Nzelibe didn’t immediately intend to join the academy. He spent 1998–99 clerking in the U.S. Court of Appeals for the D.C. Circuit, then moved onto Kellogg, Huber, Hansen, Todd & Evans, PLLC, where he was an associate until 2002. Throughout the years, though, he wrote and submitted papers on legal topics for publication; “I did enjoy the idea of being immersed in an intellectual environment,” he recalls. He left his position at the firm to become a Bigelow Teaching Fellow and Lecturer at the University of Chicago Law School; since 2004, he’s been at Northwestern, achieving full professor status in 2008.

There’s a lot to enjoy about academia, according to Nzelibe—both as an educator and a scholar. He often teaches first-year courses required for incoming law students, an experience he calls inspiring. “Their desire to learn is really high; they don’t know what the future will bring, but they want to immerse themselves in this new world they’re entering,” he says. “I enjoy that quite a bit.”

Meanwhile, the scholarly side remains as thrilling as the day Nzelibe sat in on a tutorial at St. John’s, perhaps because he never feels obligated to check certain professional boxes.

“I don’t necessarily say to myself, when I start working on a project, ‘I’m going to restrain myself and write only in one specific area,’” he says. “I launch into it without thinking, ‘does this fit into box A or box B?’”

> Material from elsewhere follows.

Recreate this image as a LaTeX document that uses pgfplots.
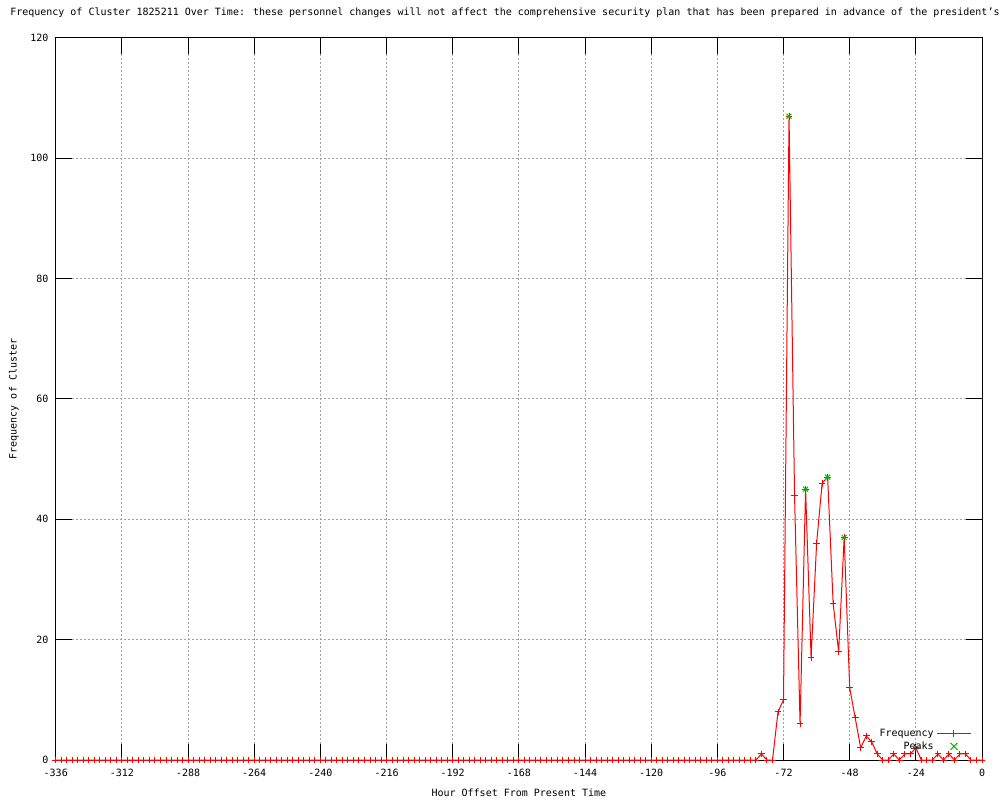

What that means, Nzelibe elaborates, is that he’s free to explore a vast range of interconnected, transdisciplinary subjects that may not seem explicitly linked to his field. In the past, such scholarship has included foreign relations law, the president’s powers with regard to foreign affairs and trade policy, and the intersections of international and constitutional law. Similarly, he’s currently exploring the ways in which identity politics—the concept of making political decisions informed by the cultivation, manipulation, or projection of a certain identity, rather than the Combahee River Collective definition—may be shaping policy around trade, even pushing the parties involved to advocate against their own material interests.

“I’m trying to explore why certain areas of international trade that used to be relatively boring, bulky, and technical have become fairly politicized,” Nzelibe explains.

As an example, he cites the North American Free Trade Agreement (NAFTA), the trade treaty signed by the U.S., Canada, and Mexico that, during the 2016 presidential election, suddenly emerged as a topic of mainstream discourse. NAFTA was once the niche domain of businesspeople, economists, trade scholars, government officials, and others whose livelihoods interacted directly with international trade policy. As a result, those who took a pro- or anti-NAFTA position would likely do so based on how they would materially benefit or suffer from the treaty.

Now that NAFTA is a subject of mainstream cultural conflict, Nzelibe suggests, an average person or politician’s views on NAFTA may say more about that person’s stance on a perceived cultural divide—left versus right, internationalism versus nationalism, rural versus urban—than on actual economic policy.

“What I try to suggest is that ordinary [economic or legal] disputes get transformed into a high-pitch battle over culture and identity,” he says.

The study of separate, intersecting fields—in this case, the effect of culture on international trade law—is somewhat rare. But Nzelibe finds himself drawn to such gray areas, and he attributes some of that intellectual curiosity to St. John’s. Referencing the Program, in which students study math, philosophy, the sciences, literature, and music without disciplinary segmentation, he says: “The Johnnie experience gives you more confidence in saying, ‘look, I can see these things are connected, I can see that there’s a philosophical element and an identity element, and I can see that the stakes are maybe higher than the economic issues that are being debated.’”

As the world continues to evolve, Nzelibe plans to continue applying that nuanced understanding of the world, studying the ever-changing legal mechanisms humanity conjures in response to a rapidly shifting global society. It’s his job, but it’s also the Johnnie way: to never stop questioning and learning.